Scan the entries below for the word "this". Copy each line that has it.

--- Begin Dataset ---

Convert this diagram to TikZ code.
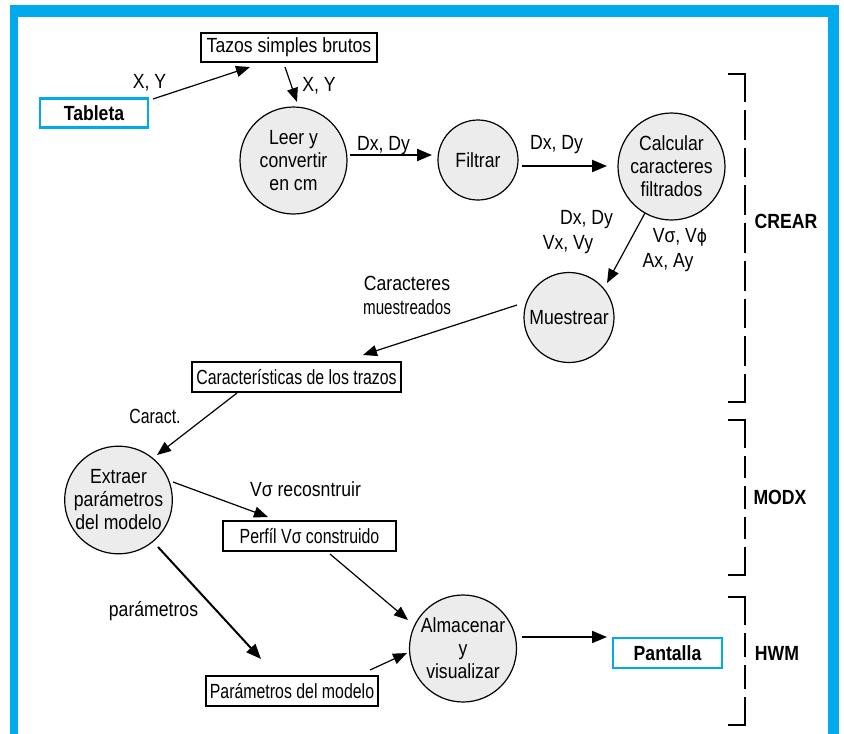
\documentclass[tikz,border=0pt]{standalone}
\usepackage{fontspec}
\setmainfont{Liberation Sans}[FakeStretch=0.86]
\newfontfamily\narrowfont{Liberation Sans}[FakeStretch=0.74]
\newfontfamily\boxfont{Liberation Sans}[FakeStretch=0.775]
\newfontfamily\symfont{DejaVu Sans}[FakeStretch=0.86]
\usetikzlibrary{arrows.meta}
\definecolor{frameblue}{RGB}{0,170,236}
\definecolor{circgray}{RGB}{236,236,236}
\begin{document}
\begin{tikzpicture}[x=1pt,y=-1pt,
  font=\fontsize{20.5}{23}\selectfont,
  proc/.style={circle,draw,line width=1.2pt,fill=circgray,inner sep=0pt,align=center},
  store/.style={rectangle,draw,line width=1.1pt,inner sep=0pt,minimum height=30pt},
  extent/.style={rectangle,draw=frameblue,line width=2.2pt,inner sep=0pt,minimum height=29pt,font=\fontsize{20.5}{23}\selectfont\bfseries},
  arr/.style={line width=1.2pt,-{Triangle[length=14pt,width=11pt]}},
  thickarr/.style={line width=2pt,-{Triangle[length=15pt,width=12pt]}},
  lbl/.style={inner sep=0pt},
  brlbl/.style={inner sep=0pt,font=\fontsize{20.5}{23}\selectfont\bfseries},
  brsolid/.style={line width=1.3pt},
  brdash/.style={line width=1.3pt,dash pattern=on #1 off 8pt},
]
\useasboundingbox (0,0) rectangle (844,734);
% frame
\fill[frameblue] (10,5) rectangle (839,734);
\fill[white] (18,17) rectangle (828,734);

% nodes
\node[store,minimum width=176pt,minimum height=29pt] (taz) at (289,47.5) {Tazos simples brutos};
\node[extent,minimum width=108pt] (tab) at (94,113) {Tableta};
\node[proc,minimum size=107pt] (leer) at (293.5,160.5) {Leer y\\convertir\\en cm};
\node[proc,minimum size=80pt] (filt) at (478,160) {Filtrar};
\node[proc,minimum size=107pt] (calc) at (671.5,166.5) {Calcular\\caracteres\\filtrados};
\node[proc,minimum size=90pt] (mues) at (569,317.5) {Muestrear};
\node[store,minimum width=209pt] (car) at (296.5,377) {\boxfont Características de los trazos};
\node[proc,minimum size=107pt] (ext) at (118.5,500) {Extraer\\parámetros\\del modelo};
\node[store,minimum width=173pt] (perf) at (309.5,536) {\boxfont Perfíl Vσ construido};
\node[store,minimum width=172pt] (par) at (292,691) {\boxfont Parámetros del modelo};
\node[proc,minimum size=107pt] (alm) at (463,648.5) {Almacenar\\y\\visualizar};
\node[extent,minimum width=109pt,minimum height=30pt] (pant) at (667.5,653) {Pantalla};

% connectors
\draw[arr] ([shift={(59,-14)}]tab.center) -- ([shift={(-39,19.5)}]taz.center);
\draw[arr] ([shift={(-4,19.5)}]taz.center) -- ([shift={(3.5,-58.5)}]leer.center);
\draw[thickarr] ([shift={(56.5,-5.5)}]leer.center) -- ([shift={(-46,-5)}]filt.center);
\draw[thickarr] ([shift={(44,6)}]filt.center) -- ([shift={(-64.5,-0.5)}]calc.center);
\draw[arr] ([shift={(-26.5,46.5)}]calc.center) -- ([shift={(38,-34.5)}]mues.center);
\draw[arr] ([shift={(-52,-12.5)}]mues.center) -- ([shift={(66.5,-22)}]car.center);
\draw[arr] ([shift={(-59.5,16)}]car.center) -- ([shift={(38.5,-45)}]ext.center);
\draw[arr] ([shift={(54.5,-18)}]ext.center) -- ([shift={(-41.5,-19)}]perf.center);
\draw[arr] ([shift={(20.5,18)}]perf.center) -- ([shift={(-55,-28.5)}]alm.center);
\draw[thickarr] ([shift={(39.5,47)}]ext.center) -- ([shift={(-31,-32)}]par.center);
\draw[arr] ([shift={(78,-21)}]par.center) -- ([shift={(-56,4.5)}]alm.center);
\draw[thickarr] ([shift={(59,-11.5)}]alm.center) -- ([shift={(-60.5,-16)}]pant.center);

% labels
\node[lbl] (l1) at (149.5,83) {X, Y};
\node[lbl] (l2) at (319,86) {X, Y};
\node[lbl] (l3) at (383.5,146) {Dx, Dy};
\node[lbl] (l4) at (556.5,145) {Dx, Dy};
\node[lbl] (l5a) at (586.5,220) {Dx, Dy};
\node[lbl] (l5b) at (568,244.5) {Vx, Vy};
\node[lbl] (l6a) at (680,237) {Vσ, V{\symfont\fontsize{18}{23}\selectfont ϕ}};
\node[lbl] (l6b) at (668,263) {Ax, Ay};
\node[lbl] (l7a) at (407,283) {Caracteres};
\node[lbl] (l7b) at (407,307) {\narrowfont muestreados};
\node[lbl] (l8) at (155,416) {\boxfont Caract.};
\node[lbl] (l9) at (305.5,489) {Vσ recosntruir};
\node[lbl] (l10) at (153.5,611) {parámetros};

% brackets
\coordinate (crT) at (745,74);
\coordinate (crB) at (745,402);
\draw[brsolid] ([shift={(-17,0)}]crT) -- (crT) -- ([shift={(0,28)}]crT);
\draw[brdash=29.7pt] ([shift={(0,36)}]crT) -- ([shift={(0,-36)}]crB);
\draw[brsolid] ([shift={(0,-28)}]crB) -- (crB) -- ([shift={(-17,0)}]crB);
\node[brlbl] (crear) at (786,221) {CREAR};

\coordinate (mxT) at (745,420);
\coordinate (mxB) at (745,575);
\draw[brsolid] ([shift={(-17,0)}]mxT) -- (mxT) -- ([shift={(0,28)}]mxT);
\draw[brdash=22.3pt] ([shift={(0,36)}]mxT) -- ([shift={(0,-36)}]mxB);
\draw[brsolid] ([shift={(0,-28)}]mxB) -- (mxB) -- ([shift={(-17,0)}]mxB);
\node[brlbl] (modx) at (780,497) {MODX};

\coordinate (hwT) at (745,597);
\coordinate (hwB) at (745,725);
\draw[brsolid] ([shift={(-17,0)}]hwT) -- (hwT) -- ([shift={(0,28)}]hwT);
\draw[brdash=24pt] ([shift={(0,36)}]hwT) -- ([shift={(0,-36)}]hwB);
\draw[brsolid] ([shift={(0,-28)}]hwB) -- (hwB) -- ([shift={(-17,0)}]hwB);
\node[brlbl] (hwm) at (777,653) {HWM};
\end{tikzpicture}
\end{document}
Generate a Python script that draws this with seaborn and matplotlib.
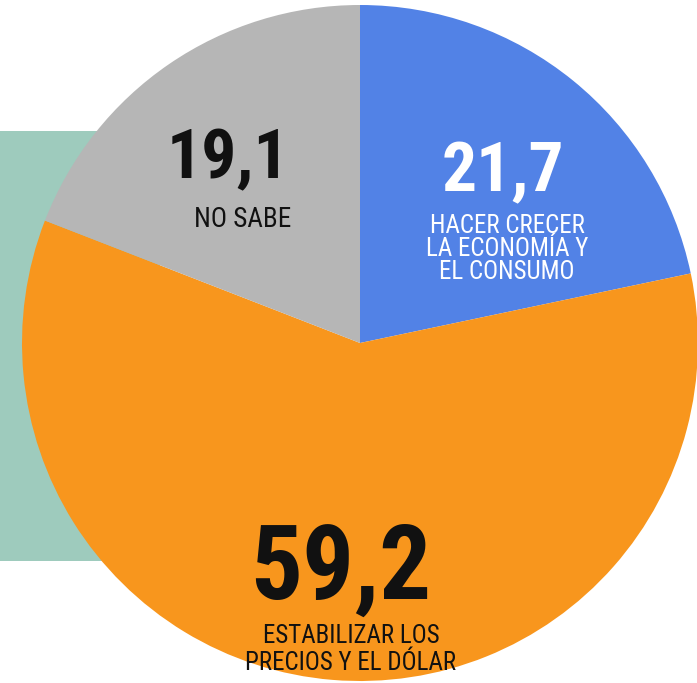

--- End Dataset ---

__Finished task__:
Convert this diagram to TikZ code.
Generate a Python script that draws this with seaborn and matplotlib.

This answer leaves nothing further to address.